KABUL, 8 December 2004 — The first act of America’s war on terrorism in 2001 was a blockbuster victory. As the twin towers still smoldered, US bombers and Afghan rebels drove the Taleban from power. Afghans emerged from the rubble of to hear enthusiastic pledges of a phoenix-like resurrection for their wrecked country. Children would go to school, parents would have jobs, peace would prevail.
But this second act, now drawing to a close three years later, has had no Hollywood ending. Warlords control entire provinces, bankrolled by a drugs boom that has spread like a rash. Police, army and government institutions are being built, but too slowly. Insecurity is rife; so is poverty. The Taleban leader Mulla Omar has not been caught; neither has Osama Bin Laden.
Yet most Afghans say life is demonstrably better — which says more about their wretched living conditions before 2001 than the success of reconstruction since. Still, international aid has accelerated, millions of refugees have returned home, and the proud success of the October election sent a clear signal to the gunmen that Afghans want democracy.
As one analyst said, Afghans did not vote for Hamid Karzai, they voted for change. His task from today is to deliver a brighter third act.
Security: The peaceful presidential election promised an end to the ragged Taleban insurgency. Troops were demoralized and their leaders divided by the failure to scuttle the poll, said US generals who offered them an amnesty. But a core of hard-line fighters are still roaming the lawless south, mounting hit-and-run attacks on US troops. Even scattered and hunted, they remain a tenacious and dangerous enemy and continue to stall reconstruction.
The warlords pose a more insidious problem. “Local leaders” backed by small personal armies are involved in drug-running, extortion and thievery. Yet the central government and the US military still relies on them for security. Democracy is unattractive to the warlords, although President Karzai has brought some to heel, notably Ismail Khan. About 26,000 of an estimated 60,000 militant fighters have disarmed.
Women: Kabul and a handful of others cities have seen slow widening of opportunities — girls’ education rates have crept upwards; women are taking new jobs, and the younger generation is starting to reject the burqa. Impressively, women accounted for 50% of voters in some northern cities during the Oct. 9 election. But in many rural areas, little has changed. Here too the election was a good yardstick of progress. In the arch-conservative Uruzgan province just 2% of voters were women.
Drugs: The rocketing drugs trade is a critical challenge for the incoming Karzai government. Having plummeted under the Taleban, poppy production has risen to dizzy new heights that threaten the entire reconstruction project. The export value of the opium will reach $2.8 billion this year, or 60% of GDP, according to the UN. Once confined to a handful of areas, opium is now cultivated in most provinces. The boom has spawned a new class of Colombian-style drug overlords. Some have powerful allies in the police, judiciary and government.

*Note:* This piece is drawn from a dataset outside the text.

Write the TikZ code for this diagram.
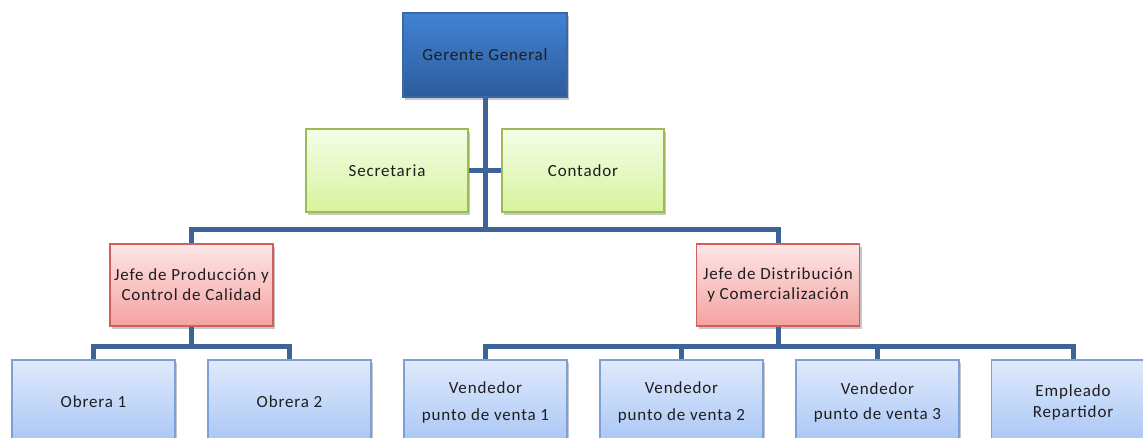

Health and employment: Afghanistan has some of the world’s worst health indicators. Dire infant mortality, maternal mortality and life expectancy rates mean Afghans are more likely to get sick and die young than anyone else. Hospitals lack even the most basic surgical equipment; patients have to bring their own drugs or pay to get treated; there is a chronic shortage of skilled doctors and nurses. However, international reconstruction has had successes in other areas of social policy — almost 5 million children are enrolled in school, the largest number in the history of the country.